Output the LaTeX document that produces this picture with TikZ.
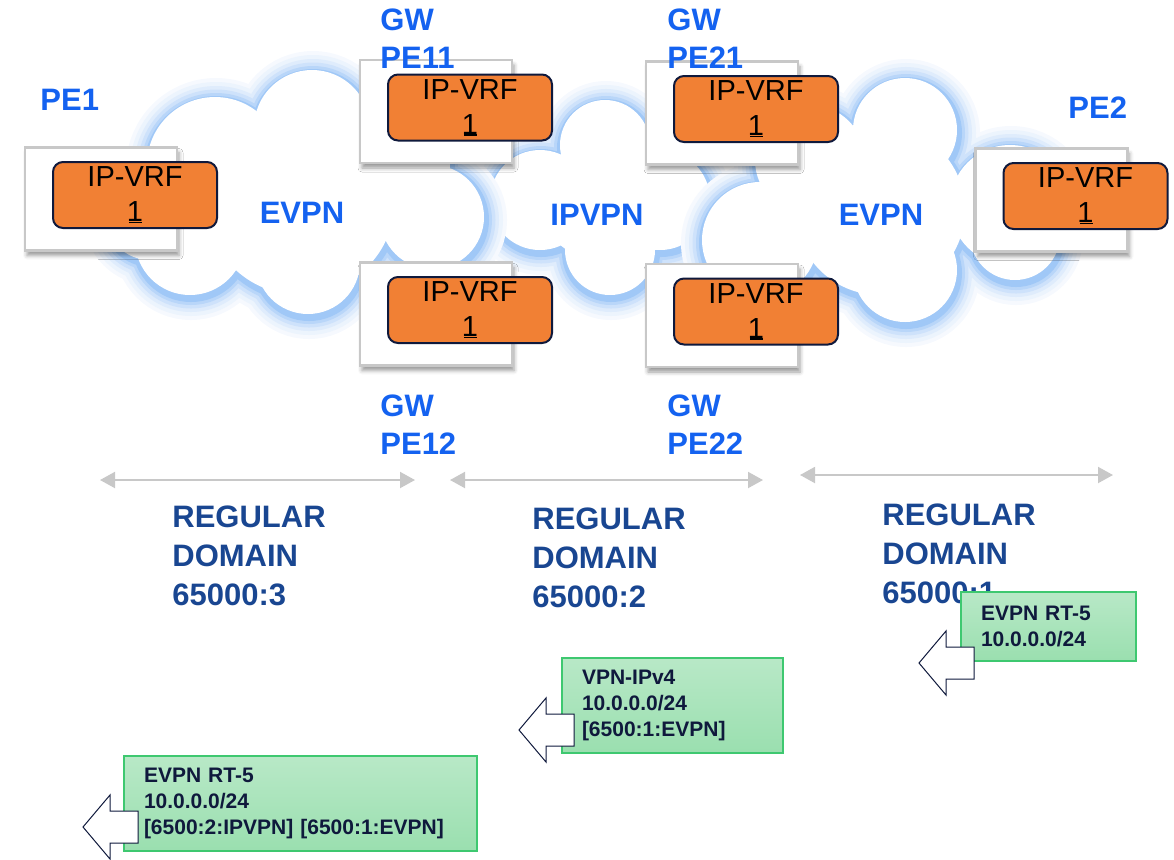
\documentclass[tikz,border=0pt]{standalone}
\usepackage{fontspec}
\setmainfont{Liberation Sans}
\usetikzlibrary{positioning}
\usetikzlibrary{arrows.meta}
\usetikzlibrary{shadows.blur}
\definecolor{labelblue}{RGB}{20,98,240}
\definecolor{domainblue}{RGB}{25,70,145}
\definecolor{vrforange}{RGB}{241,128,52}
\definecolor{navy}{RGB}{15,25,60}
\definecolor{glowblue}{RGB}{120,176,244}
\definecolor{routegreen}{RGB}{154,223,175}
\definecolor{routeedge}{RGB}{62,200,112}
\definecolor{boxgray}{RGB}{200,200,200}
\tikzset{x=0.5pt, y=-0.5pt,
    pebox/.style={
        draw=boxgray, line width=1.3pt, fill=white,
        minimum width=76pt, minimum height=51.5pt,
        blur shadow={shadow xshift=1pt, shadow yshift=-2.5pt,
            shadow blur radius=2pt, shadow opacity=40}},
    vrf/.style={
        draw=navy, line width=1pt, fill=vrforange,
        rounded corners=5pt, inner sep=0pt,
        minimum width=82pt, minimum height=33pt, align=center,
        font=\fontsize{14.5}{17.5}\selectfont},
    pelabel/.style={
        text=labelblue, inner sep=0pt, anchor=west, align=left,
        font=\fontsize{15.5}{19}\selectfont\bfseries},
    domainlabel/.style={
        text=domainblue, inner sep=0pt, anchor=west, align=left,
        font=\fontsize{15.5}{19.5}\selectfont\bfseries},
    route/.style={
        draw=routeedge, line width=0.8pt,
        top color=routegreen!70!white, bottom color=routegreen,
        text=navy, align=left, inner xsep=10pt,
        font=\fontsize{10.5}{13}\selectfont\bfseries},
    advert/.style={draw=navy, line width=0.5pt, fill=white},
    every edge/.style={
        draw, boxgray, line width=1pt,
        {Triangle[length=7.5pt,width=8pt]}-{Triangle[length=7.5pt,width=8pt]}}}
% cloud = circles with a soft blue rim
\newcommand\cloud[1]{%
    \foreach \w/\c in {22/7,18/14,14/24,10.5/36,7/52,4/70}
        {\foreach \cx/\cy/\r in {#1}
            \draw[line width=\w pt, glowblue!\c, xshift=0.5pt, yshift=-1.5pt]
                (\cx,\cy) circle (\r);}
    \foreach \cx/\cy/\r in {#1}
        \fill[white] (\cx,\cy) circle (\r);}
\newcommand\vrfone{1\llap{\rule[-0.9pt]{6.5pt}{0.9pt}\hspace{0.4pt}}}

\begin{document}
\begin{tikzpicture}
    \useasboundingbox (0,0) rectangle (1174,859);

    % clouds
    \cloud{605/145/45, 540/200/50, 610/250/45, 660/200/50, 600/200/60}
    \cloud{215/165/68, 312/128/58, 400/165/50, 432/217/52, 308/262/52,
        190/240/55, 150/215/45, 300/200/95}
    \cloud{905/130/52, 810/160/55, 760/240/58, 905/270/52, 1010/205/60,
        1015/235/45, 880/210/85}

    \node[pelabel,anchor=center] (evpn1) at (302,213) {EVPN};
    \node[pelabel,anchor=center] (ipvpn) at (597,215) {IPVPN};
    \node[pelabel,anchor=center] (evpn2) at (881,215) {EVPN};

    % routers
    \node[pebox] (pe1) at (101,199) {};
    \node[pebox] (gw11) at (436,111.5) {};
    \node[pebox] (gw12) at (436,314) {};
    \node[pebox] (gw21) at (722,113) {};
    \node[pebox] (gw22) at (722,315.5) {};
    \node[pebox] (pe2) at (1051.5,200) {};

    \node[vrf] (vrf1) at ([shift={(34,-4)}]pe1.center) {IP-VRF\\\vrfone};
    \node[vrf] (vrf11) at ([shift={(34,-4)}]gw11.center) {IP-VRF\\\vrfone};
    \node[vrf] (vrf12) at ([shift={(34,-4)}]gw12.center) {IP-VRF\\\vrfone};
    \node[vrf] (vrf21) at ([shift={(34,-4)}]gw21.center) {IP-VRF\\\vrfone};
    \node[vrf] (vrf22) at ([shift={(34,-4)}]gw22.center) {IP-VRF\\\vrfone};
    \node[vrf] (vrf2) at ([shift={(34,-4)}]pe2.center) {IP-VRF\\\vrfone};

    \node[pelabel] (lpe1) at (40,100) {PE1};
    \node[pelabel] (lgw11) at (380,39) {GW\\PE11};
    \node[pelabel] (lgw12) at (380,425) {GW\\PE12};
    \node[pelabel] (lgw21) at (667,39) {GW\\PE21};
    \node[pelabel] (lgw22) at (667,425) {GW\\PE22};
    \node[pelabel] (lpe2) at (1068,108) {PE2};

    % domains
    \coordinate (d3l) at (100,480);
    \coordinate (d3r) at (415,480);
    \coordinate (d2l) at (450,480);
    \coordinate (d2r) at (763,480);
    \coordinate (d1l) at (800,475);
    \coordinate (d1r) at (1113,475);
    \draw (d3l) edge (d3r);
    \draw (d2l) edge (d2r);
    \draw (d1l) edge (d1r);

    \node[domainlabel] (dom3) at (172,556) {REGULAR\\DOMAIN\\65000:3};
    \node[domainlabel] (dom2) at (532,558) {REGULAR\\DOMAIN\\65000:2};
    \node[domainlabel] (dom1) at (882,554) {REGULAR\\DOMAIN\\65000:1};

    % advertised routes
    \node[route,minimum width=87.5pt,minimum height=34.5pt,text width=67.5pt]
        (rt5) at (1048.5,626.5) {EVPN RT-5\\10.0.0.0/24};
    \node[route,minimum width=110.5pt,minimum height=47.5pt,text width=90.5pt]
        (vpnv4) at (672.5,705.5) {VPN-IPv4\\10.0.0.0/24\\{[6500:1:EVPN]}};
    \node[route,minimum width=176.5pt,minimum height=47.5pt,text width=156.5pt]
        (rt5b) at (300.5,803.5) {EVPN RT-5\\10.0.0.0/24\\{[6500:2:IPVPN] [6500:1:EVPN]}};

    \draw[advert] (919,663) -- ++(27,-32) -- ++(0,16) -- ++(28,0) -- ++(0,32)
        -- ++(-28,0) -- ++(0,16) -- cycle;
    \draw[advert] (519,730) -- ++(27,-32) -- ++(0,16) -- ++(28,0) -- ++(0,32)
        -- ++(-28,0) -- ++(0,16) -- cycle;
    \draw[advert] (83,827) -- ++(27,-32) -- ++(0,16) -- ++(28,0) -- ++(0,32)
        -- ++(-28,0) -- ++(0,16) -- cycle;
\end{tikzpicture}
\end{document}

Problem to solve — Exclude the pictures. Write out the remaining data exactly.

Complete output —
Output the LaTeX document that produces this picture with TikZ.
\documentclass[tikz,border=0pt]{standalone}
\usepackage{fontspec}
\setmainfont{Liberation Sans}
\usetikzlibrary{positioning}
\usetikzlibrary{arrows.meta}
\usetikzlibrary{shadows.blur}
\definecolor{labelblue}{RGB}{20,98,240}
\definecolor{domainblue}{RGB}{25,70,145}
\definecolor{vrforange}{RGB}{241,128,52}
\definecolor{navy}{RGB}{15,25,60}
\definecolor{glowblue}{RGB}{120,176,244}
\definecolor{routegreen}{RGB}{154,223,175}
\definecolor{routeedge}{RGB}{62,200,112}
\definecolor{boxgray}{RGB}{200,200,200}
\tikzset{x=0.5pt, y=-0.5pt,
    pebox/.style={
        draw=boxgray, line width=1.3pt, fill=white,
        minimum width=76pt, minimum height=51.5pt,
        blur shadow={shadow xshift=1pt, shadow yshift=-2.5pt,
            shadow blur radius=2pt, shadow opacity=40}},
    vrf/.style={
        draw=navy, line width=1pt, fill=vrforange,
        rounded corners=5pt, inner sep=0pt,
        minimum width=82pt, minimum height=33pt, align=center,
        font=\fontsize{14.5}{17.5}\selectfont},
    pelabel/.style={
        text=labelblue, inner sep=0pt, anchor=west, align=left,
        font=\fontsize{15.5}{19}\selectfont\bfseries},
    domainlabel/.style={
        text=domainblue, inner sep=0pt, anchor=west, align=left,
        font=\fontsize{15.5}{19.5}\selectfont\bfseries},
    route/.style={
        draw=routeedge, line width=0.8pt,
        top color=routegreen!70!white, bottom color=routegreen,
        text=navy, align=left, inner xsep=10pt,
        font=\fontsize{10.5}{13}\selectfont\bfseries},
    advert/.style={draw=navy, line width=0.5pt, fill=white},
    every edge/.style={
        draw, boxgray, line width=1pt,
        {Triangle[length=7.5pt,width=8pt]}-{Triangle[length=7.5pt,width=8pt]}}}
% cloud = circles with a soft blue rim
\newcommand\cloud[1]{%
    \foreach \w/\c in {22/7,18/14,14/24,10.5/36,7/52,4/70}
        {\foreach \cx/\cy/\r in {#1}
            \draw[line width=\w pt, glowblue!\c, xshift=0.5pt, yshift=-1.5pt]
                (\cx,\cy) circle (\r);}
    \foreach \cx/\cy/\r in {#1}
        \fill[white] (\cx,\cy) circle (\r);}
\newcommand\vrfone{1\llap{\rule[-0.9pt]{6.5pt}{0.9pt}\hspace{0.4pt}}}

\begin{document}
\begin{tikzpicture}
    \useasboundingbox (0,0) rectangle (1174,859);

    % clouds
    \cloud{605/145/45, 540/200/50, 610/250/45, 660/200/50, 600/200/60}
    \cloud{215/165/68, 312/128/58, 400/165/50, 432/217/52, 308/262/52,
        190/240/55, 150/215/45, 300/200/95}
    \cloud{905/130/52, 810/160/55, 760/240/58, 905/270/52, 1010/205/60,
        1015/235/45, 880/210/85}

    \node[pelabel,anchor=center] (evpn1) at (302,213) {EVPN};
    \node[pelabel,anchor=center] (ipvpn) at (597,215) {IPVPN};
    \node[pelabel,anchor=center] (evpn2) at (881,215) {EVPN};

    % routers
    \node[pebox] (pe1) at (101,199) {};
    \node[pebox] (gw11) at (436,111.5) {};
    \node[pebox] (gw12) at (436,314) {};
    \node[pebox] (gw21) at (722,113) {};
    \node[pebox] (gw22) at (722,315.5) {};
    \node[pebox] (pe2) at (1051.5,200) {};

    \node[vrf] (vrf1) at ([shift={(34,-4)}]pe1.center) {IP-VRF\\\vrfone};
    \node[vrf] (vrf11) at ([shift={(34,-4)}]gw11.center) {IP-VRF\\\vrfone};
    \node[vrf] (vrf12) at ([shift={(34,-4)}]gw12.center) {IP-VRF\\\vrfone};
    \node[vrf] (vrf21) at ([shift={(34,-4)}]gw21.center) {IP-VRF\\\vrfone};
    \node[vrf] (vrf22) at ([shift={(34,-4)}]gw22.center) {IP-VRF\\\vrfone};
    \node[vrf] (vrf2) at ([shift={(34,-4)}]pe2.center) {IP-VRF\\\vrfone};

    \node[pelabel] (lpe1) at (40,100) {PE1};
    \node[pelabel] (lgw11) at (380,39) {GW\\PE11};
    \node[pelabel] (lgw12) at (380,425) {GW\\PE12};
    \node[pelabel] (lgw21) at (667,39) {GW\\PE21};
    \node[pelabel] (lgw22) at (667,425) {GW\\PE22};
    \node[pelabel] (lpe2) at (1068,108) {PE2};

    % domains
    \coordinate (d3l) at (100,480);
    \coordinate (d3r) at (415,480);
    \coordinate (d2l) at (450,480);
    \coordinate (d2r) at (763,480);
    \coordinate (d1l) at (800,475);
    \coordinate (d1r) at (1113,475);
    \draw (d3l) edge (d3r);
    \draw (d2l) edge (d2r);
    \draw (d1l) edge (d1r);

    \node[domainlabel] (dom3) at (172,556) {REGULAR\\DOMAIN\\65000:3};
    \node[domainlabel] (dom2) at (532,558) {REGULAR\\DOMAIN\\65000:2};
    \node[domainlabel] (dom1) at (882,554) {REGULAR\\DOMAIN\\65000:1};

    % advertised routes
    \node[route,minimum width=87.5pt,minimum height=34.5pt,text width=67.5pt]
        (rt5) at (1048.5,626.5) {EVPN RT-5\\10.0.0.0/24};
    \node[route,minimum width=110.5pt,minimum height=47.5pt,text width=90.5pt]
        (vpnv4) at (672.5,705.5) {VPN-IPv4\\10.0.0.0/24\\{[6500:1:EVPN]}};
    \node[route,minimum width=176.5pt,minimum height=47.5pt,text width=156.5pt]
        (rt5b) at (300.5,803.5) {EVPN RT-5\\10.0.0.0/24\\{[6500:2:IPVPN] [6500:1:EVPN]}};

    \draw[advert] (919,663) -- ++(27,-32) -- ++(0,16) -- ++(28,0) -- ++(0,32)
        -- ++(-28,0) -- ++(0,16) -- cycle;
    \draw[advert] (519,730) -- ++(27,-32) -- ++(0,16) -- ++(28,0) -- ++(0,32)
        -- ++(-28,0) -- ++(0,16) -- cycle;
    \draw[advert] (83,827) -- ++(27,-32) -- ++(0,16) -- ++(28,0) -- ++(0,32)
        -- ++(-28,0) -- ++(0,16) -- cycle;
\end{tikzpicture}
\end{document}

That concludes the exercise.